Problem requirements: Each line below must be set down exactly; omit any image you find.

■ ■ ■

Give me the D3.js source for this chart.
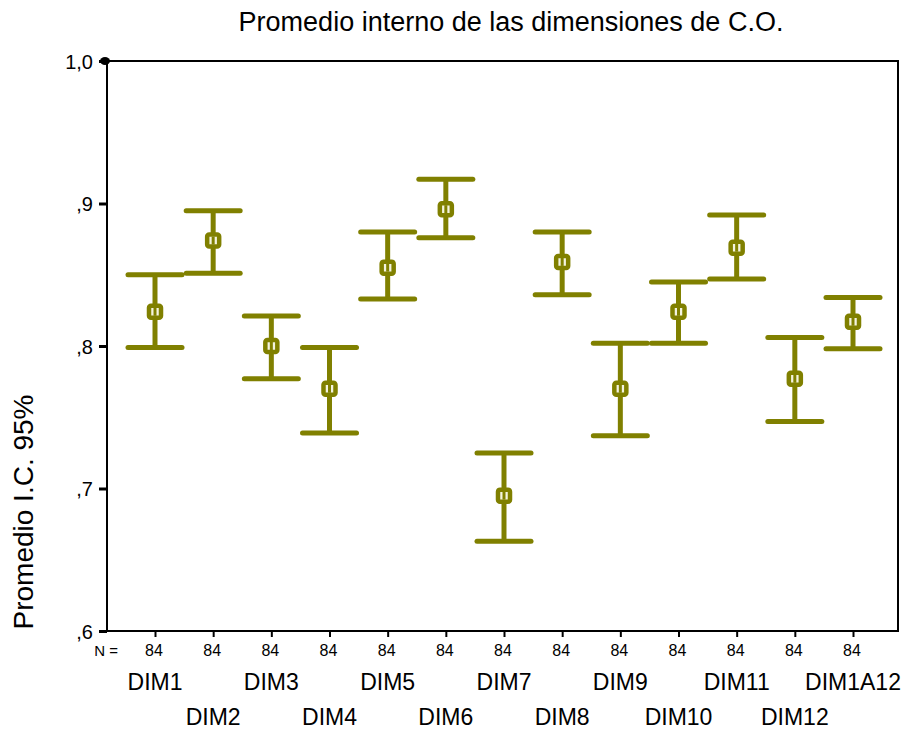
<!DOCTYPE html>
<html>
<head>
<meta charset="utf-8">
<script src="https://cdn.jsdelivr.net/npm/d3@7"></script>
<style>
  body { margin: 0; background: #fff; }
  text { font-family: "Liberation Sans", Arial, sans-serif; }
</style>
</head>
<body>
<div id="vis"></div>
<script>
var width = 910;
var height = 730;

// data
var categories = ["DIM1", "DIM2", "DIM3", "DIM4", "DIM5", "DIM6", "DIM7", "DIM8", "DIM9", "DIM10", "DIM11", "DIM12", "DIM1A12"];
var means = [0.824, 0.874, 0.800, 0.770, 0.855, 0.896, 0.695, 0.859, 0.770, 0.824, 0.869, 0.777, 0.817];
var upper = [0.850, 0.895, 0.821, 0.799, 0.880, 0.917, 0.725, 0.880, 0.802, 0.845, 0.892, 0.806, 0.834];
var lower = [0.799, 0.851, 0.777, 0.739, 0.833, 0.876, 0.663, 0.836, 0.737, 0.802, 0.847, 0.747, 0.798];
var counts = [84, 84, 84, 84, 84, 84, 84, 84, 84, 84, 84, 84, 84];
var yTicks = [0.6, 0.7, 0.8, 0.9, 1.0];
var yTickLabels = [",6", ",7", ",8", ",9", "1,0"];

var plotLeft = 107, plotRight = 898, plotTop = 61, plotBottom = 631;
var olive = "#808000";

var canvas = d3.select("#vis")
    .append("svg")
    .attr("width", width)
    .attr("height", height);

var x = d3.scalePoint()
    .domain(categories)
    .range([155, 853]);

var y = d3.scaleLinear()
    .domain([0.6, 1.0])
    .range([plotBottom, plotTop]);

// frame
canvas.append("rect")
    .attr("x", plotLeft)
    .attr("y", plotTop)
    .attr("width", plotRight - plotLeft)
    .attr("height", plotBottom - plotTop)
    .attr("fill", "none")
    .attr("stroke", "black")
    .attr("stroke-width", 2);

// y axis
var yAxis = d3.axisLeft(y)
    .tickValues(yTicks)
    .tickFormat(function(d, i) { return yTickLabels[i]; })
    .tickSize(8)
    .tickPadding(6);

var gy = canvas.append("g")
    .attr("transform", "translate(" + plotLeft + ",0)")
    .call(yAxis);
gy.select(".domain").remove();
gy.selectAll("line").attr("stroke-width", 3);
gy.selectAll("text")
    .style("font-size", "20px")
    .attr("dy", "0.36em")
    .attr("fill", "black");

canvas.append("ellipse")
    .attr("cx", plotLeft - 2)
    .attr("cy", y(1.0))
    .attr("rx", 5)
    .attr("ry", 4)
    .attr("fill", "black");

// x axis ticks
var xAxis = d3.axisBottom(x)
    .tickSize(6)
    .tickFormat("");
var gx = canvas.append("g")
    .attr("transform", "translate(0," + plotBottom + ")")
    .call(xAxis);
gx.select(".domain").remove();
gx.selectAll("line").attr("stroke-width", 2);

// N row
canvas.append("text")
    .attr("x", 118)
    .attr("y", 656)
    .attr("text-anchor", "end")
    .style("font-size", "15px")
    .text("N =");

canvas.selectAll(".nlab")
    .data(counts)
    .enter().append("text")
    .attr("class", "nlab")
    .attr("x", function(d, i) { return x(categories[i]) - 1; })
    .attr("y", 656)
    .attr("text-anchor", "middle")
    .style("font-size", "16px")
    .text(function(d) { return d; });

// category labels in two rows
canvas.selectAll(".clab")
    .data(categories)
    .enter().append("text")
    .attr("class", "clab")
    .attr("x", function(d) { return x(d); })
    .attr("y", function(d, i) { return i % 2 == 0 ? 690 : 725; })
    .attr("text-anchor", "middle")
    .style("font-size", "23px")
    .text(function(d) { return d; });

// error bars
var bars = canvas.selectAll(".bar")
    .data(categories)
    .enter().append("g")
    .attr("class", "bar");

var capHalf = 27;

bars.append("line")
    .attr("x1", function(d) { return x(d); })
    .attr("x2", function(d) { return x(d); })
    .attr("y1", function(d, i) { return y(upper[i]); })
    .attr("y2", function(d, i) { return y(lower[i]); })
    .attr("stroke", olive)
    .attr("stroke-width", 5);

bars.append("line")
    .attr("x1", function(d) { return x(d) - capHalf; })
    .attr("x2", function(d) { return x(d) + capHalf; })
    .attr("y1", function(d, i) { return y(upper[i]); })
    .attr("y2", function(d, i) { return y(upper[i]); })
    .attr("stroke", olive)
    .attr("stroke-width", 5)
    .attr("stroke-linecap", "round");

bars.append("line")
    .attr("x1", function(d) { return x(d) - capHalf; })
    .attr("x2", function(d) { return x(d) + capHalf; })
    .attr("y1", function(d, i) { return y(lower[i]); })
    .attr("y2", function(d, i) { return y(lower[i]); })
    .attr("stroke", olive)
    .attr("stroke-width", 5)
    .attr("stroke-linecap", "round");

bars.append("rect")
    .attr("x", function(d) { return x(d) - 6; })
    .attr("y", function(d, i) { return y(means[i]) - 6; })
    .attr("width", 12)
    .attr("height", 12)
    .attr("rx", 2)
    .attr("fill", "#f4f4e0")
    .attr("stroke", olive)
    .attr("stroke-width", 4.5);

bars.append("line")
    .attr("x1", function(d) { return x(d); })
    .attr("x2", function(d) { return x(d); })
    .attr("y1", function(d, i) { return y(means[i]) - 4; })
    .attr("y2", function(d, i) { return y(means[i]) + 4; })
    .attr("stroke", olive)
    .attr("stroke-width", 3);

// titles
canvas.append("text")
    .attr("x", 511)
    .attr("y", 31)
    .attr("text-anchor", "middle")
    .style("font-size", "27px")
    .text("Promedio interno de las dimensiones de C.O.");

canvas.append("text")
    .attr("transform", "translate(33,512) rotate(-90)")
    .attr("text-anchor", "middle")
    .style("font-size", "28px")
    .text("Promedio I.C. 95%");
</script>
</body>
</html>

■ ■ ■

Result of the task:
Give me the D3.js source for this chart.
<!DOCTYPE html>
<html>
<head>
<meta charset="utf-8">
<script src="https://cdn.jsdelivr.net/npm/d3@7"></script>
<style>
  body { margin: 0; background: #fff; }
  text { font-family: "Liberation Sans", Arial, sans-serif; }
</style>
</head>
<body>
<div id="vis"></div>
<script>
var width = 910;
var height = 730;

// data
var categories = ["DIM1", "DIM2", "DIM3", "DIM4", "DIM5", "DIM6", "DIM7", "DIM8", "DIM9", "DIM10", "DIM11", "DIM12", "DIM1A12"];
var means = [0.824, 0.874, 0.800, 0.770, 0.855, 0.896, 0.695, 0.859, 0.770, 0.824, 0.869, 0.777, 0.817];
var upper = [0.850, 0.895, 0.821, 0.799, 0.880, 0.917, 0.725, 0.880, 0.802, 0.845, 0.892, 0.806, 0.834];
var lower = [0.799, 0.851, 0.777, 0.739, 0.833, 0.876, 0.663, 0.836, 0.737, 0.802, 0.847, 0.747, 0.798];
var counts = [84, 84, 84, 84, 84, 84, 84, 84, 84, 84, 84, 84, 84];
var yTicks = [0.6, 0.7, 0.8, 0.9, 1.0];
var yTickLabels = [",6", ",7", ",8", ",9", "1,0"];

var plotLeft = 107, plotRight = 898, plotTop = 61, plotBottom = 631;
var olive = "#808000";

var canvas = d3.select("#vis")
    .append("svg")
    .attr("width", width)
    .attr("height", height);

var x = d3.scalePoint()
    .domain(categories)
    .range([155, 853]);

var y = d3.scaleLinear()
    .domain([0.6, 1.0])
    .range([plotBottom, plotTop]);

// frame
canvas.append("rect")
    .attr("x", plotLeft)
    .attr("y", plotTop)
    .attr("width", plotRight - plotLeft)
    .attr("height", plotBottom - plotTop)
    .attr("fill", "none")
    .attr("stroke", "black")
    .attr("stroke-width", 2);

// y axis
var yAxis = d3.axisLeft(y)
    .tickValues(yTicks)
    .tickFormat(function(d, i) { return yTickLabels[i]; })
    .tickSize(8)
    .tickPadding(6);

var gy = canvas.append("g")
    .attr("transform", "translate(" + plotLeft + ",0)")
    .call(yAxis);
gy.select(".domain").remove();
gy.selectAll("line").attr("stroke-width", 3);
gy.selectAll("text")
    .style("font-size", "20px")
    .attr("dy", "0.36em")
    .attr("fill", "black");

canvas.append("ellipse")
    .attr("cx", plotLeft - 2)
    .attr("cy", y(1.0))
    .attr("rx", 5)
    .attr("ry", 4)
    .attr("fill", "black");

// x axis ticks
var xAxis = d3.axisBottom(x)
    .tickSize(6)
    .tickFormat("");
var gx = canvas.append("g")
    .attr("transform", "translate(0," + plotBottom + ")")
    .call(xAxis);
gx.select(".domain").remove();
gx.selectAll("line").attr("stroke-width", 2);

// N row
canvas.append("text")
    .attr("x", 118)
    .attr("y", 656)
    .attr("text-anchor", "end")
    .style("font-size", "15px")
    .text("N =");

canvas.selectAll(".nlab")
    .data(counts)
    .enter().append("text")
    .attr("class", "nlab")
    .attr("x", function(d, i) { return x(categories[i]) - 1; })
    .attr("y", 656)
    .attr("text-anchor", "middle")
    .style("font-size", "16px")
    .text(function(d) { return d; });

// category labels in two rows
canvas.selectAll(".clab")
    .data(categories)
    .enter().append("text")
    .attr("class", "clab")
    .attr("x", function(d) { return x(d); })
    .attr("y", function(d, i) { return i % 2 == 0 ? 690 : 725; })
    .attr("text-anchor", "middle")
    .style("font-size", "23px")
    .text(function(d) { return d; });

// error bars
var bars = canvas.selectAll(".bar")
    .data(categories)
    .enter().append("g")
    .attr("class", "bar");

var capHalf = 27;

bars.append("line")
    .attr("x1", function(d) { return x(d); })
    .attr("x2", function(d) { return x(d); })
    .attr("y1", function(d, i) { return y(upper[i]); })
    .attr("y2", function(d, i) { return y(lower[i]); })
    .attr("stroke", olive)
    .attr("stroke-width", 5);

bars.append("line")
    .attr("x1", function(d) { return x(d) - capHalf; })
    .attr("x2", function(d) { return x(d) + capHalf; })
    .attr("y1", function(d, i) { return y(upper[i]); })
    .attr("y2", function(d, i) { return y(upper[i]); })
    .attr("stroke", olive)
    .attr("stroke-width", 5)
    .attr("stroke-linecap", "round");

bars.append("line")
    .attr("x1", function(d) { return x(d) - capHalf; })
    .attr("x2", function(d) { return x(d) + capHalf; })
    .attr("y1", function(d, i) { return y(lower[i]); })
    .attr("y2", function(d, i) { return y(lower[i]); })
    .attr("stroke", olive)
    .attr("stroke-width", 5)
    .attr("stroke-linecap", "round");

bars.append("rect")
    .attr("x", function(d) { return x(d) - 6; })
    .attr("y", function(d, i) { return y(means[i]) - 6; })
    .attr("width", 12)
    .attr("height", 12)
    .attr("rx", 2)
    .attr("fill", "#f4f4e0")
    .attr("stroke", olive)
    .attr("stroke-width", 4.5);

bars.append("line")
    .attr("x1", function(d) { return x(d); })
    .attr("x2", function(d) { return x(d); })
    .attr("y1", function(d, i) { return y(means[i]) - 4; })
    .attr("y2", function(d, i) { return y(means[i]) + 4; })
    .attr("stroke", olive)
    .attr("stroke-width", 3);

// titles
canvas.append("text")
    .attr("x", 511)
    .attr("y", 31)
    .attr("text-anchor", "middle")
    .style("font-size", "27px")
    .text("Promedio interno de las dimensiones de C.O.");

canvas.append("text")
    .attr("transform", "translate(33,512) rotate(-90)")
    .attr("text-anchor", "middle")
    .style("font-size", "28px")
    .text("Promedio I.C. 95%");
</script>
</body>
</html>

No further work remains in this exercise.